We’d been told that the road from Jessore to Dhaka is a bit of a traffic nightmare, so our plan after Khulna was to go to further south to a river port and onto an afternoon/overnight ferry into Dhaka. This has the added bonus of going through the Sundarban forest, which is the world’s largest mangrove forest and home to Bengal tigers and crocodile (not that I think we’ll see any from a ferry!). The Sundarban forest is one of the top ‘to do’ things in Bangladesh and it seemed to kill two birds with one stone to take the ferry into Dhaka.
So to get the ferry we needed to be at Hularhat Ghat (ferry terminal) by 2pm and it was about 65km away. As we didn’t know what the roads might be like we decided to go early even if it meant hanging around at the ghat. In addition to this I came down with my second bout of Delhi (or should that be Bangla) -belly and wasn’t feeling very well. Martina, on the other hand, has eaten the same things and has been fine all through our travels – so obviously has the constitution of an elephant! Anyway, we said goodbye to our AirBnB host, Moshleh, at a bridge on the outskirts of town, and hit the road.
Though the ride wasn’t my finest we still made pretty good time and we had to hang around at the ghat for a couple of hours. We’d booked tickets for a cabin on a “Launch” boat, but the people also waiting on the ghat confused us saying our ticket was for the “Rocket” paddle ship. We’d seen this in our research, but couldn’t book it as the shipping website said it didn’t go today. In the end Martina spoke to the ghat Master who confirmed that our ticket was indeed for the Rocket and told us where to wait. At 2pm this boat turned up looking like something out of an Agatha Christie film…
It’s probably the most mis-named boat ever as it’s the slowest thing going, but back in 1935, when it was built (by the British), it was the fastest way to Dhaka. From what we can tell, other than having a Diesel engine installed to replace the original steam engine and air-conditioning put in the first class cabins, nothing has been changed!
There was quite a scrummage to get on board with all the other people, and we had to take all of our bags off our bikes and load them all separately. It was as we were doing this that I had an ‘accident’ – I’ll not go into the messy details, but it was due to my ‘condition’! So, loading wasn’t particularly fun. However, we’d booked first class (all of £30 for the two of us) and so found our cabin, got settled and more importantly in my case cleaned up and then set about playing Poriot! It was very sedate to just sit at the front and watch the river slowly go by – unfortunately it never did go through the Sundarban Forest, but scenery was still stunnng and it was a great way to travel.

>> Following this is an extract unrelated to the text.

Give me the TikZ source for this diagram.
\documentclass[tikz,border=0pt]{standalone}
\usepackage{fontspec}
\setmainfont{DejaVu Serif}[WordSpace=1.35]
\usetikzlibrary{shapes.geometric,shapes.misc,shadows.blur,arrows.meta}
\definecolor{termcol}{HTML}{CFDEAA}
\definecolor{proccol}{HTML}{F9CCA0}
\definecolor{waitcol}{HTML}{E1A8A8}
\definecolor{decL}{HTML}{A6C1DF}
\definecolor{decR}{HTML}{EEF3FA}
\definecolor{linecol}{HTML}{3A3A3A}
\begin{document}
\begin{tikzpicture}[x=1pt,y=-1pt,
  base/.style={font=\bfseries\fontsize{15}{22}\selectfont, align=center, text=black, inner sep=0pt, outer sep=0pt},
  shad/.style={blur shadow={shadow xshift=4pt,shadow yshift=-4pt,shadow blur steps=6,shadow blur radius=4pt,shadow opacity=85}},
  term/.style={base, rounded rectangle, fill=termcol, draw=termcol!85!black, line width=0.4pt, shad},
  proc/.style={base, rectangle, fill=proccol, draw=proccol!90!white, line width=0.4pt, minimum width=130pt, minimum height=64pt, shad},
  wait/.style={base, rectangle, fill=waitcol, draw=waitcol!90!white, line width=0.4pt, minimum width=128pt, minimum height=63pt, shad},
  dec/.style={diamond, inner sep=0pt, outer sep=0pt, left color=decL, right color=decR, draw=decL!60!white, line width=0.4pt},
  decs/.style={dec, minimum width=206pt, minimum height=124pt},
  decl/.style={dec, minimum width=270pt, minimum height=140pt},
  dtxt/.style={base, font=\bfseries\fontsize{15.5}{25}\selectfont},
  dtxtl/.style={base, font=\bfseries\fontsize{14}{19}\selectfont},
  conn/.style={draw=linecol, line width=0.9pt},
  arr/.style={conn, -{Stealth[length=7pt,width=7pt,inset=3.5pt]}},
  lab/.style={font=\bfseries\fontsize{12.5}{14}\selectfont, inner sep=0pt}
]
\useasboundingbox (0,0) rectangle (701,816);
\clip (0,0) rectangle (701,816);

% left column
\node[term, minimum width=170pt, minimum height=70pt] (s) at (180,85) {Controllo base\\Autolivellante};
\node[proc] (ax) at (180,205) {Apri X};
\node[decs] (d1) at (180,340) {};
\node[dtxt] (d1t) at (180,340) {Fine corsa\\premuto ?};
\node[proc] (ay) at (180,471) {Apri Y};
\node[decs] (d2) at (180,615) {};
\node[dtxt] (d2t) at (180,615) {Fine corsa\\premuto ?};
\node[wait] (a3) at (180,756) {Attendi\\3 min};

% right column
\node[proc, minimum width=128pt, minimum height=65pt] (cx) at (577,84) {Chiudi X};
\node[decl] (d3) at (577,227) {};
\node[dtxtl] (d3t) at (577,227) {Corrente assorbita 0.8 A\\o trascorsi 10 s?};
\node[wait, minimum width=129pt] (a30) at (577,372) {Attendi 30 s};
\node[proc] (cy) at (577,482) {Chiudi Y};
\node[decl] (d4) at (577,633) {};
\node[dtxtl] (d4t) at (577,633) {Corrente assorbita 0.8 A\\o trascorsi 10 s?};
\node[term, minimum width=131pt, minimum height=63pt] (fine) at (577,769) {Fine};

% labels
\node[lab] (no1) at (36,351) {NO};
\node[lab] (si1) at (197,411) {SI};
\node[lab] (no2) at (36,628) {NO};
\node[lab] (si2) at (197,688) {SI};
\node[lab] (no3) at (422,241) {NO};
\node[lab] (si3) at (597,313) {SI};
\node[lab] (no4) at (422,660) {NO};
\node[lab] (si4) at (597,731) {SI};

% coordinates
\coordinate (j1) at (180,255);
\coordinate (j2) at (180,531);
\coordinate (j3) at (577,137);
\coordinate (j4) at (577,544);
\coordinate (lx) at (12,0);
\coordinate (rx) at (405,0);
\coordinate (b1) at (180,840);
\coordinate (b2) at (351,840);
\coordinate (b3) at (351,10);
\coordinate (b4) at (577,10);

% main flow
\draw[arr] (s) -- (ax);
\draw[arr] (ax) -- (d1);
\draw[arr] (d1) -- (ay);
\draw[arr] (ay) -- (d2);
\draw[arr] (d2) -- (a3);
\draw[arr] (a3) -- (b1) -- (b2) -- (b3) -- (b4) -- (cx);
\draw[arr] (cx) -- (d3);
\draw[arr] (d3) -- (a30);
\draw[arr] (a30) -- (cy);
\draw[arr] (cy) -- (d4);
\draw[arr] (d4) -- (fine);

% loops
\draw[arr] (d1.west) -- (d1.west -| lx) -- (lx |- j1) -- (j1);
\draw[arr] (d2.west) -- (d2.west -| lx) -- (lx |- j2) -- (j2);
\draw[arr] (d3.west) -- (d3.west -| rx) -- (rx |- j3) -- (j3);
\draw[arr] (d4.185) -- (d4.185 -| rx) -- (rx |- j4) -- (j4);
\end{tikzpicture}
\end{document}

During our journey we stopped (or rather crashed into the jetty) at a few other places and experienced the bustle of passengers getting on and off as well as local food vendors jumping on to sell their produce and jumping off again before the boat departed.

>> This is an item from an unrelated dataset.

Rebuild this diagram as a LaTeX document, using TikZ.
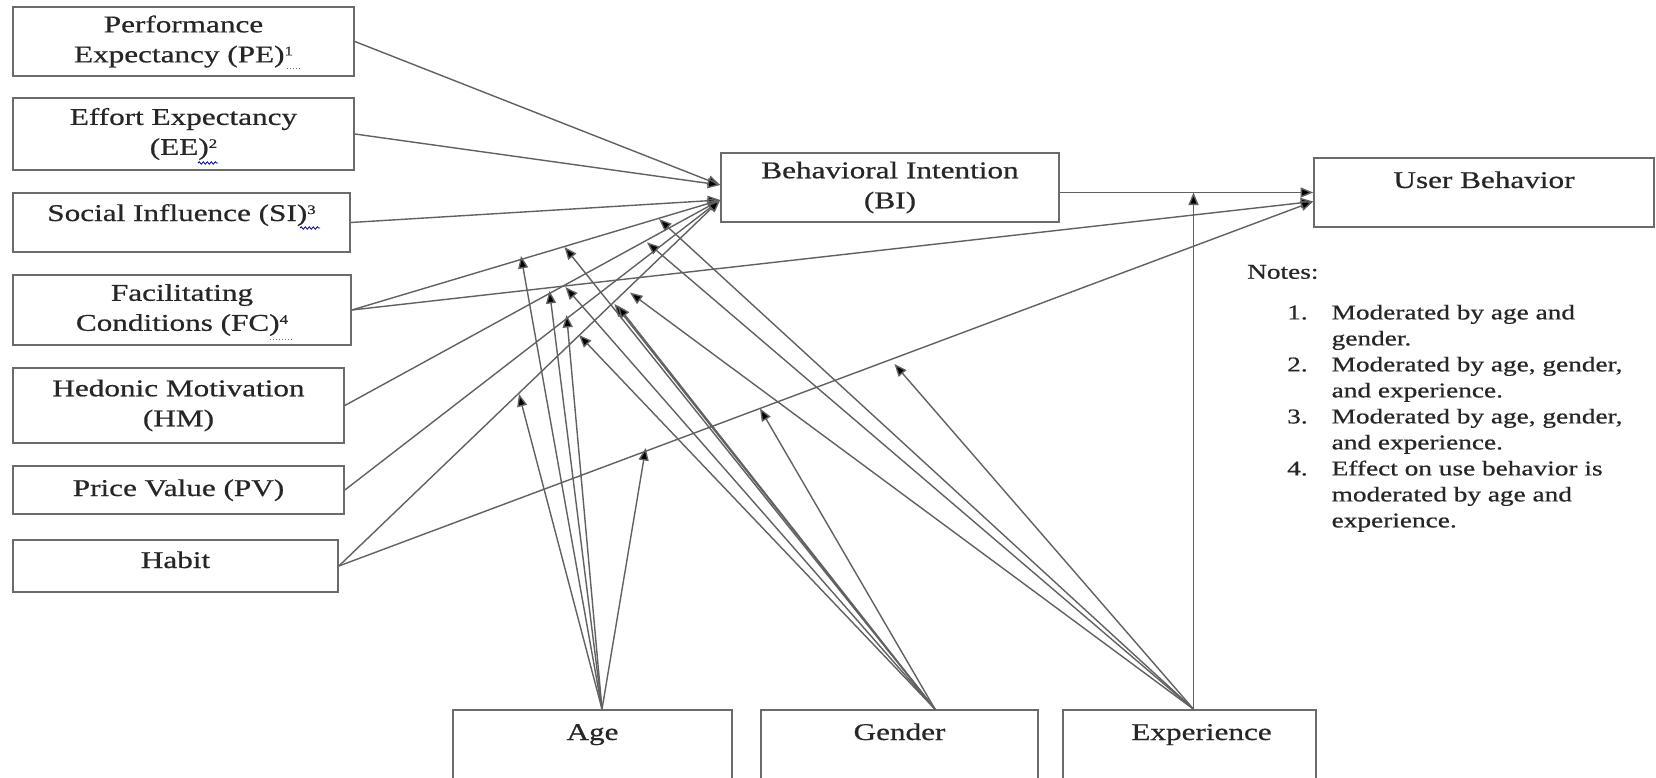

A few early Bangladesh observations….
There appears to be far more overt smoking here – we were told in India that people (mainly men) do smoke, but tend to do it at home. However, here in Bangladesh it looks to be socially acceptable to smoke anywhere. In both countries cigarettes can be bought individually, which is not something we see at home anymore. We’ve seen a few men and women chewing pan, but certainly not on the scale we saw in India.
We’ve seen lots of men with dyed red/orange beards and/or hair (see the picture of the hotel garage security guard below) – we do see this in London too sometimes, but have yet to ask what it’s all about.

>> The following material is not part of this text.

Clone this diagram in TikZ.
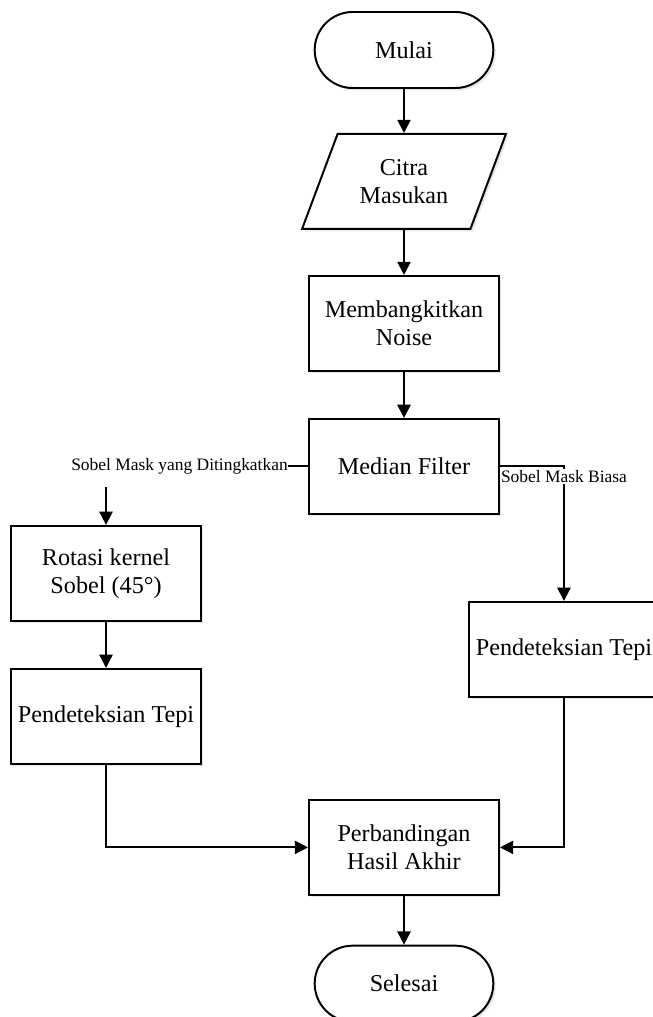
\documentclass[tikz,border=0pt]{standalone}
\usepackage{fontspec}
\setmainfont{Liberation Serif}
\usepackage{tikz}
\usetikzlibrary{arrows.meta, positioning, shapes.geometric, shapes.misc, shadows}
\newcommand{\boxfont}{\fontsize{17.2pt}{20pt}\selectfont}
\newcommand{\lblfont}{\fontsize{12.4pt}{14pt}\selectfont}

\begin{document}
\begin{tikzpicture}[
    every node/.style={font=\boxfont},
    fc/.style={draw, line width=1.4pt, fill=white, align=center,
      drop shadow={shadow xshift=0.06cm, shadow yshift=-0.06cm, opacity=0.2}},
    proc/.style={fc, rectangle, minimum width=4.75cm, minimum height=2.375cm},
    term/.style={fc, rounded rectangle, minimum width=4.7cm, minimum height=1.9cm},
    io/.style={fc, trapezium, trapezium left angle=64, trapezium right angle=116,
      trapezium stretches=true, minimum width=5.1cm, minimum height=2.375cm},
    lbl/.style={font=\lblfont, fill=white, inner sep=1pt},
    arr/.style={line width=1.4pt, -{Triangle[length=0.33cm, width=0.33cm]}},
]
  \useasboundingbox (-10.1,1.25) rectangle (6.2,-24.175);

  \node[term] (start) {Mulai};
  \node[io, below=1.1cm of start] (input) {Citra\\Masukan};
  \node[proc, below=1.125cm of input] (noise) {Membangkitkan\\Noise};
  \node[proc, below=1.15cm of noise] (median) {Median Filter};
  \node[proc, below left=0.25cm and 2.65cm of median] (rot) {Rotasi kernel\\Sobel (45°)};
  \node[proc, below=1.15cm of rot] (edgeL) {Pendeteksian Tepi};
  \node[proc, below right=2.15cm and -0.8cm of median] (edgeR) {Pendeteksian Tepi};
  \node[proc, below=7.1cm of median] (cmp) {Perbandingan\\Hasil Akhir};
  \node[term, below=1.22cm of cmp] (stop) {Selesai};

  \node[lbl, inner sep=0pt, left=0.5cm of median] (lblL) {Sobel Mask yang Ditingkatkan};

  \draw[arr] (start) -- (input);
  \draw[arr] (input) -- (noise);
  \draw[arr] (noise) -- (median);
  \draw[line width=1.4pt] (median) -- (lblL);
  \draw[arr] ([yshift=-0.3cm]lblL.south -| rot) -- (rot);
  \draw[arr] (median.east) -| node[lbl, pos=0.5, anchor=north, yshift=-0.05cm] {Sobel Mask Biasa} (edgeR);
  \draw[arr] (rot) -- (edgeL);
  \draw[arr] (edgeL) |- (cmp);
  \draw[arr] (edgeR) |- (cmp);
  \draw[arr] (cmp) -- (stop);
\end{tikzpicture}
\end{document}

There is so much less rubbish lying around than in India, and whilst it’s not totally clean, it is a much nicer environment. We’ve also seen what looks like a municipal rubbish collection service of sorts.
There is also very little written English. Back in India we could understand most signs, packaging, etc as it would have both Sanskrit and English. But from what we have seen in Bangladesh so far this is not the case here.